Toutiao builds up an idea of users’ lives including their whereabouts and habits. As well as understanding what content the user is interested in, the AI adjusts recommendations based on current and historic location. Ma gave an example of this which shows the sophistication of the tool. Chinese people living in the US, using Toutiao as part of their everyday lives there, are generating a footprint. Then suddenly Chinese New Year comes around and the location changes from the US to somewhere in China. The news may change accordingly there and then, but once the user heads back to the States, the software assumes that the user’s location at Chinese New Year was significant to them, and probably their hometown. Once back in the US, if any news stories crop up in their supposed hometowns, they will show up in the users’ feeds.
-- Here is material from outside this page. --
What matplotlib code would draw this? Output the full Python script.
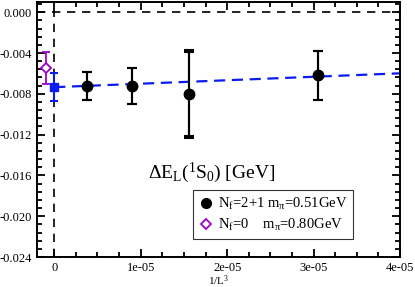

Time is used as a gauge for what is appropriate to send. Algorithms work out when a person is busy and so the app will not bombard them with too much content and will save it until they are free. On a larger scale, the data is providing profiles of cities and areas of cities in terms of people’s working habits. On an individual scale, these patterns can suggest what a person’s occupation is, but the data is anonymized. The system generates a user ID per smartphone, made up of a billion factors and which only an algorithm can identify.

Moderation and government relations

In a separate briefing, Bytedance senior vice-president for corporate development Liu Zhen revealed that of the 20 million pieces of content uploaded to Toutiao each day, 90% are machine moderated. Meaning the other 2 million pieces are human-reviewed. Although Toutiao has been working on its moderation for five years, humans are and always will be needed, according to Ma.

“We have a very good communication channel between the company and the government. So far we’ve been working very hard because we are a new platform, a new kind of application exploring a new frontier. Things have been going quite smoothly because the communication channel is very open and very healthy,” said Ma.